Playoff games start too late, last too long, and almost certainly lose the two-thirds of the American population that lives in the eastern United States.
With endless blocks of commercial time, coupled with frequent pitching changes, even the lowest-scoring games last far longer than they should.
Baseball is still far better than football, which is actually three minutes of action in three hours of game.
But it could be a whole lot better.

Starting at 8:18 Eastern time is ridiculous, especially when most games during the 162-game regular season started at 7 or even earlier.
But baseball never considers end time before it announces start times. This is a mistake we see over and over again — and one that advertisers should demand be fixed.
Then there are the so-called “national” announcers, who obviously don’t do their homework.
During the Cardinals-Dodgers Wild Card game Wednesday night, Brian Anderson and Ron Darling stated repeatedly that Trea Turner hit a grand-slam on Sunday, the last day of the season. But they never mentioned the more significant fact that he also hit one two days earlier, when the Dodgers were still fighting to catch the Giants for the NL West title.
It would behoove baseball to return to the old practice of putting one announcer from each participating team in the playoff booth. At least that way, the viewing audience would have the perspective of someone who has seen that team for the entire season.
But fixing the time clock is far more important.
The Cardinals-Dodgers game, a 1-1 tie until the ninth inning, lasted four-and-a-half hours, mercifully ending at 12:30a EDT when Chris Taylor hit a home run against homer-prone Cardinal reliever Alex Reyes. Again, the announcers failed to report something significant: Reyes had given up nine home runs during the regular season.
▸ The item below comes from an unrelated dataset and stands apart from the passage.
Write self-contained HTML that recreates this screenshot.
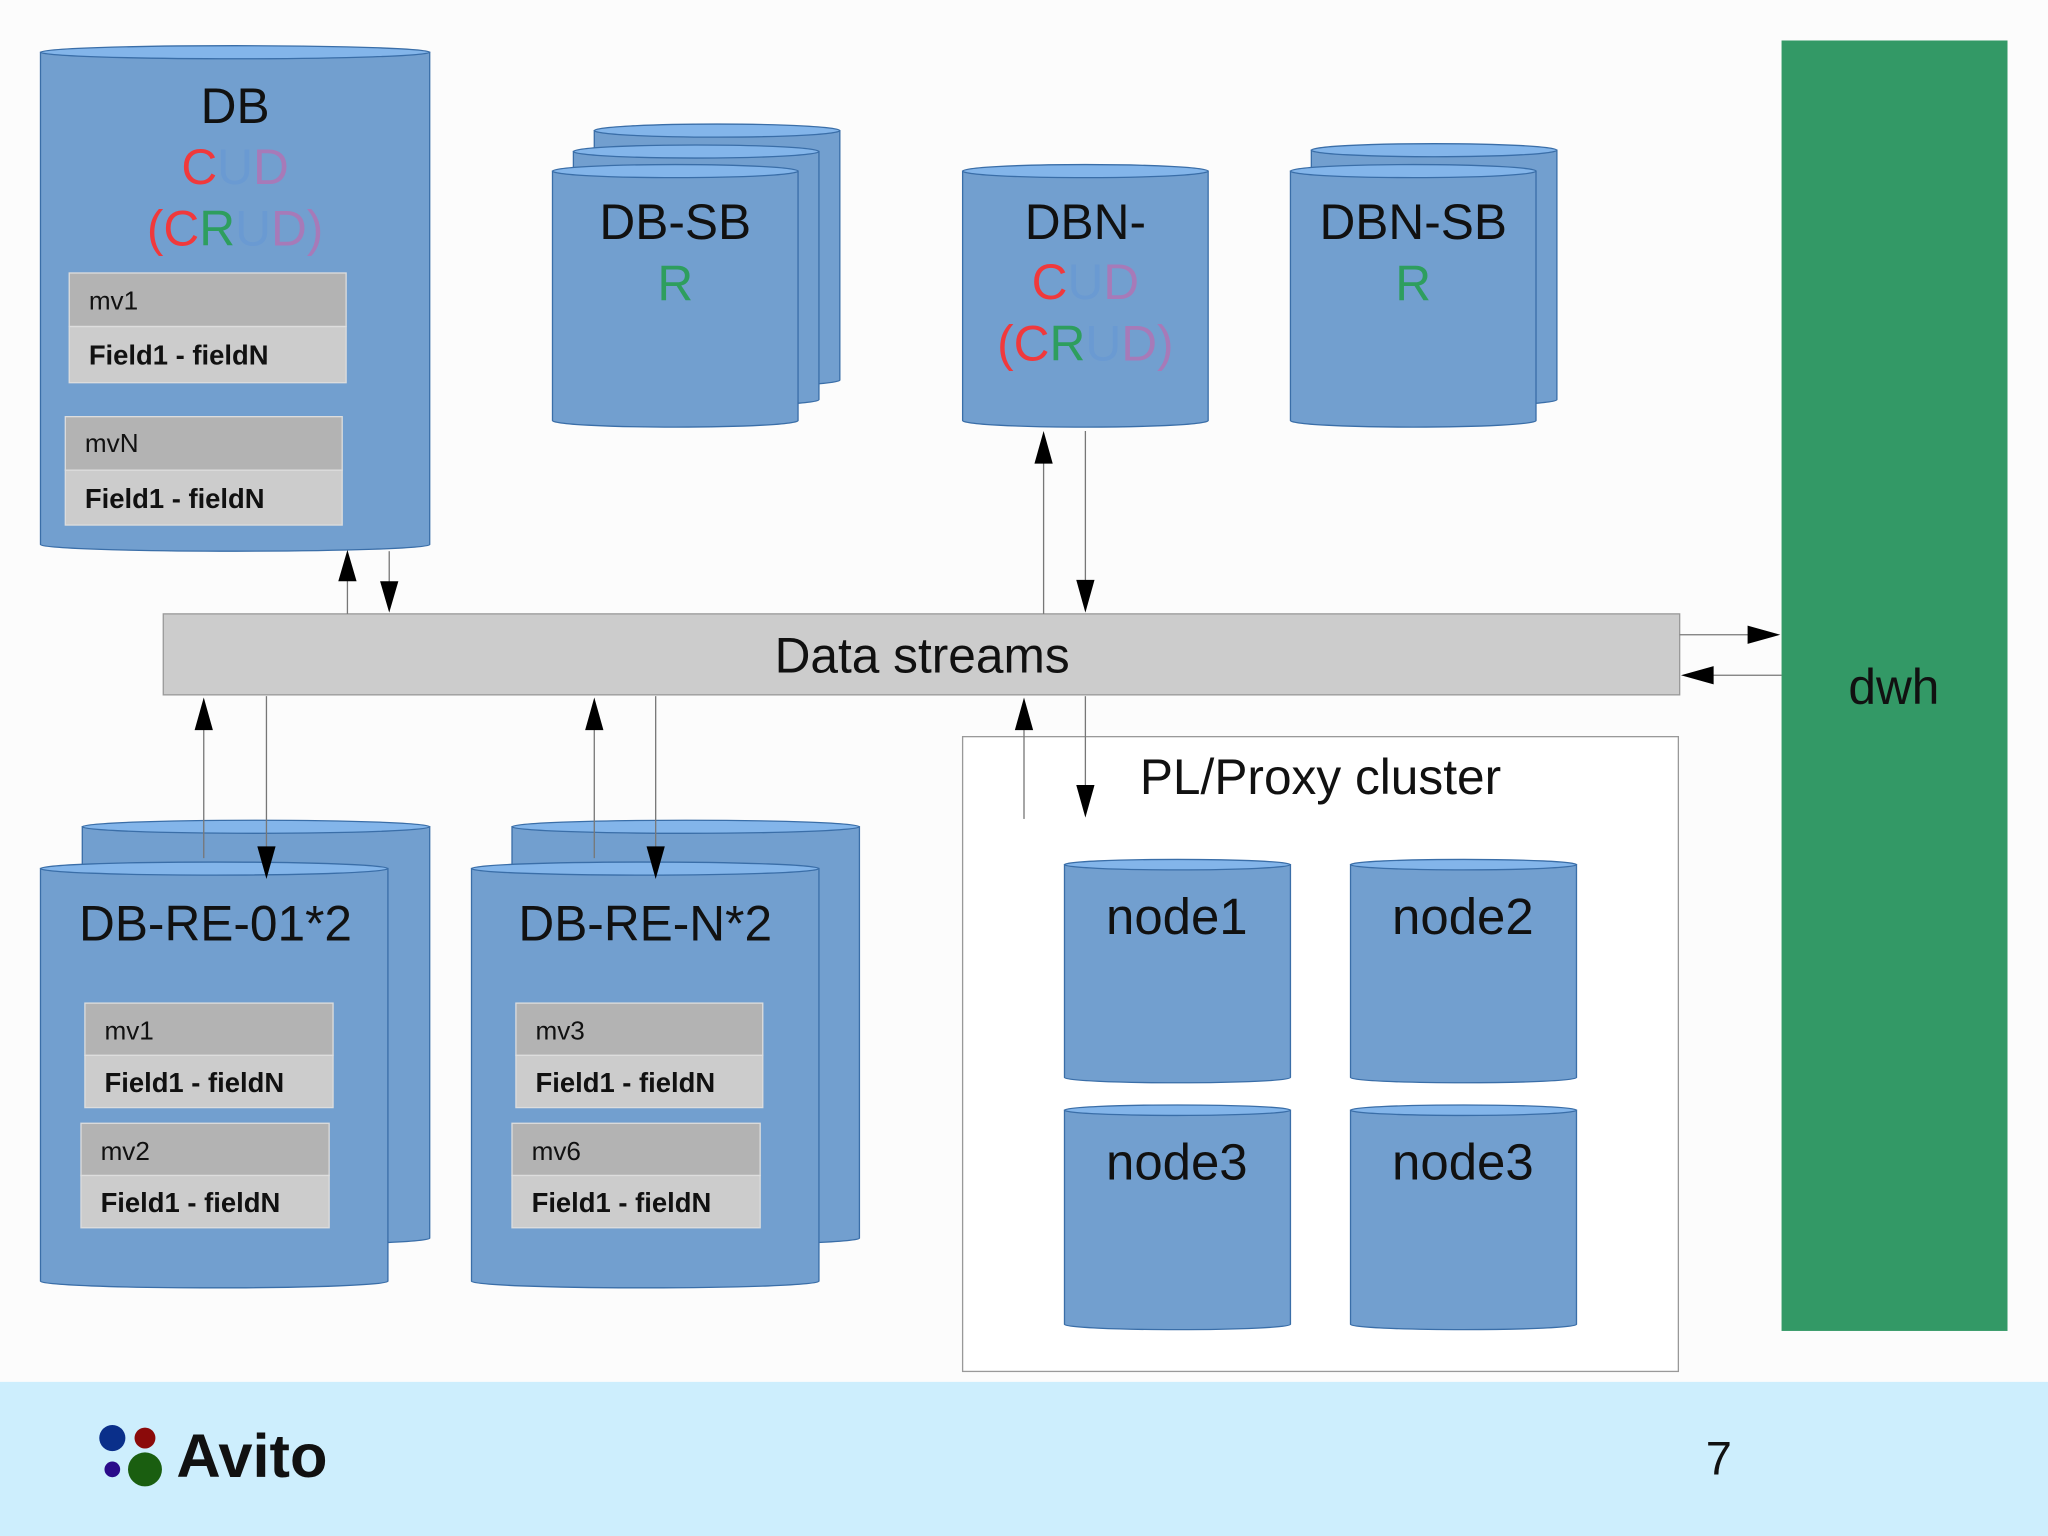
<!DOCTYPE html>
<html><head><meta charset="utf-8"><style>
html,body{margin:0;padding:0;background:#fcfcfc;}
svg{display:block;}
text{font-family:"Liberation Sans",sans-serif;}
</style></head><body>
<svg width="2048" height="1536" viewBox="0 0 1568 1176" xmlns="http://www.w3.org/2000/svg">
<rect width="1568" height="1176" fill="#fcfcfc"/>
<g stroke="#3a6ea8" stroke-width="1" fill="#729fcf">
<path d="M31,40 V417 A149,5 0 0 0 329,417 V40 z"/><ellipse cx="180" cy="40" rx="149" ry="5" fill="#83b5ea"/>
<path d="M455,100 V291 A94,5 0 0 0 643,291 V100 z"/><ellipse cx="549" cy="100" rx="94" ry="5" fill="#83b5ea"/>
<path d="M439,116 V306 A94,5 0 0 0 627,306 V116 z"/><ellipse cx="533" cy="116" rx="94" ry="5" fill="#83b5ea"/>
<path d="M423,131 V322 A94,5 0 0 0 611,322 V131 z"/><ellipse cx="517" cy="131" rx="94" ry="5" fill="#83b5ea"/>
<path d="M737,131 V322 A94,5 0 0 0 925,322 V131 z"/><ellipse cx="831" cy="131" rx="94" ry="5" fill="#83b5ea"/>
<path d="M1004,115 V306 A94,5 0 0 0 1192,306 V115 z"/><ellipse cx="1098" cy="115" rx="94" ry="5" fill="#83b5ea"/>
<path d="M988,131 V322 A94,5 0 0 0 1176,322 V131 z"/><ellipse cx="1082" cy="131" rx="94" ry="5" fill="#83b5ea"/>
<path d="M63,633 V948 A133,5 0 0 0 329,948 V633 z"/><ellipse cx="196" cy="633" rx="133" ry="5" fill="#83b5ea"/>
<path d="M31,665 V981 A133,5 0 0 0 297,981 V665 z"/><ellipse cx="164" cy="665" rx="133" ry="5" fill="#83b5ea"/>
<path d="M392,633 V948 A133,5 0 0 0 658,948 V633 z"/><ellipse cx="525" cy="633" rx="133" ry="5" fill="#83b5ea"/>
<path d="M361,665 V981 A133,5 0 0 0 627,981 V665 z"/><ellipse cx="494" cy="665" rx="133" ry="5" fill="#83b5ea"/>
</g>
<rect x="737" y="564" width="548" height="486" fill="#fff" stroke="#999" stroke-width="1"/>
<g stroke="#3a6ea8" stroke-width="1" fill="#729fcf">
<path d="M815,662 V825 A86.5,4 0 0 0 988,825 V662 z"/><ellipse cx="901.5" cy="662" rx="86.5" ry="4" fill="#83b5ea"/>
<path d="M1034,662 V825 A86.5,4 0 0 0 1207,825 V662 z"/><ellipse cx="1120.5" cy="662" rx="86.5" ry="4" fill="#83b5ea"/>
<path d="M815,850 V1014 A86.5,4 0 0 0 988,1014 V850 z"/><ellipse cx="901.5" cy="850" rx="86.5" ry="4" fill="#83b5ea"/>
<path d="M1034,850 V1014 A86.5,4 0 0 0 1207,1014 V850 z"/><ellipse cx="1120.5" cy="850" rx="86.5" ry="4" fill="#83b5ea"/>
</g>
<rect x="1364" y="31" width="173" height="988" fill="#339966"/>
<text x="1450" y="539" font-size="38" text-anchor="middle" fill="#111">dwh</text>
<rect x="125" y="470" width="1161" height="62" fill="#cccccc" stroke="#999" stroke-width="1"/>
<text x="706" y="515" font-size="38" text-anchor="middle" fill="#111">Data streams</text>
<g font-size="20" fill="#111">
<rect x="53" y="209" width="212" height="41" fill="#b3b3b3" stroke="#ddd"/><rect x="53" y="250" width="212" height="43" fill="#cccccc" stroke="#ddd"/>
<text x="68" y="237">mv1</text><text x="68" y="279" font-weight="bold" font-size="21">Field1 - fieldN</text>
<rect x="50" y="319" width="212" height="41" fill="#b3b3b3" stroke="#ddd"/><rect x="50" y="360" width="212" height="42" fill="#cccccc" stroke="#ddd"/>
<text x="65" y="346">mvN</text><text x="65" y="389" font-weight="bold" font-size="21">Field1 - fieldN</text>
<rect x="65" y="768" width="190" height="40" fill="#b3b3b3" stroke="#ddd"/><rect x="65" y="808" width="190" height="40" fill="#cccccc" stroke="#ddd"/>
<text x="80" y="796">mv1</text><text x="80" y="836" font-weight="bold" font-size="21">Field1 - fieldN</text>
<rect x="62" y="860" width="190" height="40" fill="#b3b3b3" stroke="#ddd"/><rect x="62" y="900" width="190" height="40" fill="#cccccc" stroke="#ddd"/>
<text x="77" y="888">mv2</text><text x="77" y="928" font-weight="bold" font-size="21">Field1 - fieldN</text>
<rect x="395" y="768" width="189" height="40" fill="#b3b3b3" stroke="#ddd"/><rect x="395" y="808" width="189" height="40" fill="#cccccc" stroke="#ddd"/>
<text x="410" y="796">mv3</text><text x="410" y="836" font-weight="bold" font-size="21">Field1 - fieldN</text>
<rect x="392" y="860" width="190" height="40" fill="#b3b3b3" stroke="#ddd"/><rect x="392" y="900" width="190" height="40" fill="#cccccc" stroke="#ddd"/>
<text x="407" y="888">mv6</text><text x="407" y="928" font-weight="bold" font-size="21">Field1 - fieldN</text>
</g>
<g font-size="38" text-anchor="middle" fill="#111">
<text x="180" y="94">DB</text>
<text x="180" y="141"><tspan fill="#f0393c">C</tspan><tspan fill="#6a9ad2">U</tspan><tspan fill="#a77ab8">D</tspan></text>
<text x="180" y="188"><tspan fill="#f0393c">(C</tspan><tspan fill="#2e9e5e">R</tspan><tspan fill="#6a9ad2">U</tspan><tspan fill="#a77ab8">D)</tspan></text>
<text x="517" y="183">DB-SB</text>
<text x="517" y="230" fill="#2e9e5e">R</text>
<text x="831" y="183">DBN-</text>
<text x="831" y="229"><tspan fill="#f0393c">C</tspan><tspan fill="#6a9ad2">U</tspan><tspan fill="#a77ab8">D</tspan></text>
<text x="831" y="276"><tspan fill="#f0393c">(C</tspan><tspan fill="#2e9e5e">R</tspan><tspan fill="#6a9ad2">U</tspan><tspan fill="#a77ab8">D)</tspan></text>
<text x="1082" y="183">DBN-SB</text>
<text x="1082" y="230" fill="#2e9e5e">R</text>
<text x="165" y="720">DB-RE-01*2</text>
<text x="494" y="720">DB-RE-N*2</text>
<text x="1011" y="608">PL/Proxy cluster</text>
<text x="901" y="715" font-size="39">node1</text>
<text x="1120" y="715" font-size="39">node2</text>
<text x="901" y="903" font-size="39">node3</text>
<text x="1120" y="903" font-size="39">node3</text>
</g>
<g stroke="#777" stroke-width="1" fill="none">
<line x1="266" y1="470" x2="266" y2="440"/>
<line x1="298" y1="422" x2="298" y2="450"/>
<line x1="799" y1="470" x2="799" y2="350"/>
<line x1="831" y1="330" x2="831" y2="450"/>
<line x1="1286" y1="486" x2="1340" y2="486"/>
<line x1="1364" y1="517" x2="1310" y2="517"/>
<line x1="156" y1="657" x2="156" y2="555"/>
<line x1="204" y1="533" x2="204" y2="650"/>
<line x1="455" y1="657" x2="455" y2="555"/>
<line x1="502" y1="533" x2="502" y2="650"/>
<line x1="784" y1="627" x2="784" y2="555"/>
<line x1="831" y1="533" x2="831" y2="605"/>
</g>
<g fill="#000">
<path d="M259,445 L266,421 L273,445 z"/>
<path d="M291,445 L298,469 L305,445 z"/>
<path d="M792,355 L799,330 L806,355 z"/>
<path d="M824,444 L831,469 L838,444 z"/>
<path d="M1338,479 L1363,486 L1338,493 z"/>
<path d="M1312,510 L1287,517 L1312,524 z"/>
<path d="M149,559 L156,534 L163,559 z"/>
<path d="M197,648 L204,673 L211,648 z"/>
<path d="M448,559 L455,534 L462,559 z"/>
<path d="M495,648 L502,673 L509,648 z"/>
<path d="M777,559 L784,534 L791,559 z"/>
<path d="M824,601 L831,626 L838,601 z"/>
</g>
<rect x="0" y="1058" width="1568" height="118" fill="#cdeefd"/>
<circle cx="86" cy="1101" r="10" fill="#0a2f8a"/>
<circle cx="111" cy="1101" r="8" fill="#8b0a0a"/>
<circle cx="86" cy="1125" r="6" fill="#2a0a8a"/>
<circle cx="111" cy="1125" r="13" fill="#1a5e10"/>
<text x="135" y="1131" font-size="47" font-weight="bold" fill="#111">Avito</text>
<text x="1316" y="1129" font-size="36" text-anchor="middle" fill="#111">7</text>
</svg>
</body></html>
Speaking of Taylor, the TBS tandem referred to him as “a struggling hitter” so many times that it seemed the phrase had been scripted.
With a new Basic Agreement needed beyond the expiration of the old one on Dec. 1, it’s high time baseball turned back the clock literally — by bringing in more day games.
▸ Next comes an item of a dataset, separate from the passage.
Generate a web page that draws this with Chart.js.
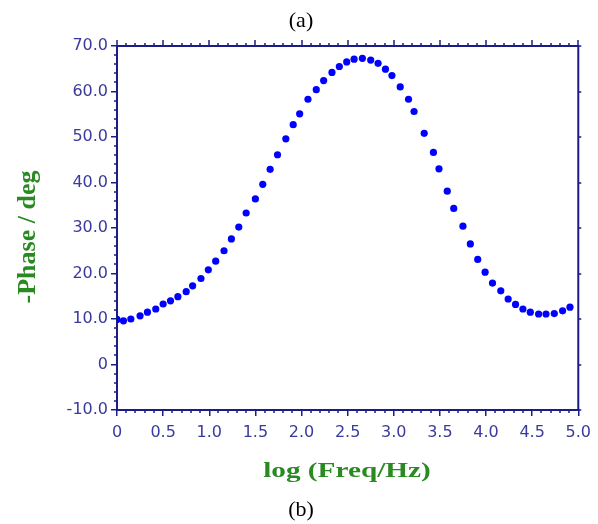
<!DOCTYPE html>
<html>
<head>
<meta charset="utf-8">
<script src="https://cdn.jsdelivr.net/npm/chart.js@4.4.1/dist/chart.umd.min.js"></script>
<style>
  body { margin: 0; background: #fff; }
  #wrap { width: 598px; height: 524px; }
</style>
</head>
<body>
<div id="wrap"><canvas id="chart" width="598" height="524"></canvas></div>
<script>
// log(f) values and -phase readings
const logFreq = [0, 0.07, 0.15, 0.25, 0.33, 0.42, 0.50, 0.58, 0.66, 0.75, 0.82, 0.91, 0.99, 1.07, 1.16, 1.24,
  1.32, 1.40, 1.50, 1.58, 1.66, 1.74, 1.83, 1.91, 1.98, 2.07, 2.16, 2.24, 2.33, 2.41, 2.49, 2.57, 2.66,
  2.75, 2.83, 2.91, 2.98, 3.07, 3.16, 3.22, 3.33, 3.43, 3.49, 3.58, 3.65, 3.75, 3.83, 3.91, 3.99, 4.07,
  4.16, 4.24, 4.32, 4.40, 4.48, 4.57, 4.65, 4.74, 4.83, 4.91];
const phase = [9.9, 9.6, 10.0, 10.7, 11.5, 12.2, 13.3, 14.0, 14.9, 16.0, 17.3, 18.9, 20.8, 22.7, 25.0, 27.6,
  30.2, 33.3, 36.4, 39.6, 42.9, 46.1, 49.6, 52.7, 55.1, 58.3, 60.4, 62.4, 64.2, 65.5, 66.5, 67.1, 67.3,
  66.9, 66.2, 64.9, 63.5, 61.0, 58.3, 55.6, 50.8, 46.6, 43.0, 38.1, 34.3, 30.4, 26.5, 23.1, 20.3, 17.9,
  16.2, 14.4, 13.2, 12.2, 11.5, 11.1, 11.1, 11.2, 11.8, 12.6];
const xTicks = [0, 0.5, 1.0, 1.5, 2.0, 2.5, 3.0, 3.5, 4.0, 4.5, 5.0];
const yTicks = [-10, 0, 10, 20, 30, 40, 50, 60, 70];

const axisColor = '#1c1c86';
const tickFontColor = '#3a3a9c';
const titleColor = '#2a8a22';

const points = logFreq.map((x, i) => ({ x: x, y: phase[i] }));

// box, minor ticks and the captions
const frame = {
  id: 'frame',
  afterDraw(chart) {
    const ctx = chart.ctx;
    const a = chart.chartArea;
    const xs = chart.scales.x, ys = chart.scales.y;
    ctx.save();
    ctx.strokeStyle = axisColor;
    ctx.lineWidth = 2;
    ctx.beginPath();
    ctx.moveTo(a.left, a.top); ctx.lineTo(a.right, a.top); ctx.lineTo(a.right, a.bottom);
    ctx.stroke();

    ctx.lineWidth = 1.5;
    ctx.beginPath();
    for (let i = 0; i <= 50; i++) {
      const px = Math.round(xs.getPixelForValue(i / 10));
      const major = i % 5 === 0;
      // top: ticks point up
      ctx.moveTo(px, a.top); ctx.lineTo(px, a.top - (major ? 6 : 3));
      if (!major) { ctx.moveTo(px, a.bottom); ctx.lineTo(px, a.bottom + 3); }
    }
    for (let v = -10; v <= 70; v += 2) {
      const py = Math.round(ys.getPixelForValue(v));
      if (v % 10 !== 0) { ctx.moveTo(a.left, py); ctx.lineTo(a.left - 3, py); }
      else { ctx.moveTo(a.right, py); ctx.lineTo(a.right + 3, py); }
    }
    ctx.stroke();

    ctx.fillStyle = '#000';
    ctx.textAlign = 'center';
    ctx.font = '22px "Liberation Serif", "Times New Roman", serif';
    ctx.fillText('(a)', 301, 27);
    ctx.fillText('(b)', 301, 516);

    ctx.fillStyle = titleColor;
    ctx.font = 'bold 22px "Liberation Serif", "Times New Roman", serif';
    ctx.save();
    ctx.translate(347, 477);
    ctx.scale(1.33, 1);
    ctx.fillText('log (Freq/Hz)', 0, 0);
    ctx.restore();

    ctx.save();
    ctx.translate(35, 237);
    ctx.rotate(-Math.PI / 2);
    ctx.font = 'bold 26px "Liberation Serif", "Times New Roman", serif';
    ctx.fillText('-Phase / deg', 0, 0);
    ctx.restore();
    ctx.restore();
  }
};

new Chart(document.getElementById('chart'), {
  type: 'scatter',
  data: {
    datasets: [{
      data: points,
      pointRadius: 3.6,
      pointHoverRadius: 3.6,
      pointBackgroundColor: '#0000ff',
      pointBorderWidth: 0,
      showLine: false
    }]
  },
  options: {
    responsive: false,
    animation: false,
    layout: { padding: { left: 0, top: 46, right: 18, bottom: 0 } },
    plugins: { legend: { display: false }, tooltip: { enabled: false } },
    scales: {
      x: {
        type: 'linear', min: 0, max: 5,
        afterFit: s => { s.height = 114; },
        afterBuildTicks: s => { s.ticks = xTicks.map(v => ({ value: v })); },
        grid: { drawOnChartArea: false, drawTicks: true, tickLength: 6, color: axisColor, lineWidth: 1.5 },
        border: { color: axisColor, width: 2 },
        ticks: {
          color: tickFontColor, padding: 7,
          font: { family: '"DejaVu Sans", Verdana, sans-serif', size: 16 },
          callback: v => v === 0 ? '0' : v.toFixed(1)
        }
      },
      y: {
        type: 'linear', min: -10, max: 70,
        afterFit: s => { s.width = 117; },
        afterBuildTicks: s => { s.ticks = yTicks.map(v => ({ value: v })); },
        grid: { drawOnChartArea: false, drawTicks: true, tickLength: 6, color: axisColor, lineWidth: 1.5 },
        border: { color: axisColor, width: 2 },
        ticks: {
          color: tickFontColor, padding: 3,
          font: { family: '"DejaVu Sans", Verdana, sans-serif', size: 16 },
          callback: v => v === 0 ? '0' : v.toFixed(1)
        }
      }
    }
  },
  plugins: [frame]
});
</script>
</body>
</html>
There’s no reason baseball can’t have early day games on weekends rather than continuing the narrative of late-starting and late-ending night games whose results don’t make the morning papers. Yes, some of us still depend upon newspapers.
Instead of letting college and professional football dominate the airwaves on weekends, baseball needs to recapture the claim it used to have on daylight broadcasts.
Football can be played in any weather; baseball at night in October is not the best idea, especially in places like Boston and Chicago where cold and wet weather are often factors.
Sometimes I wonder whether the people who run the game — the owners, the commissioner they hire, and even the players association — really care about what’s best for their fans. The answer can’t be games that end the day after they start.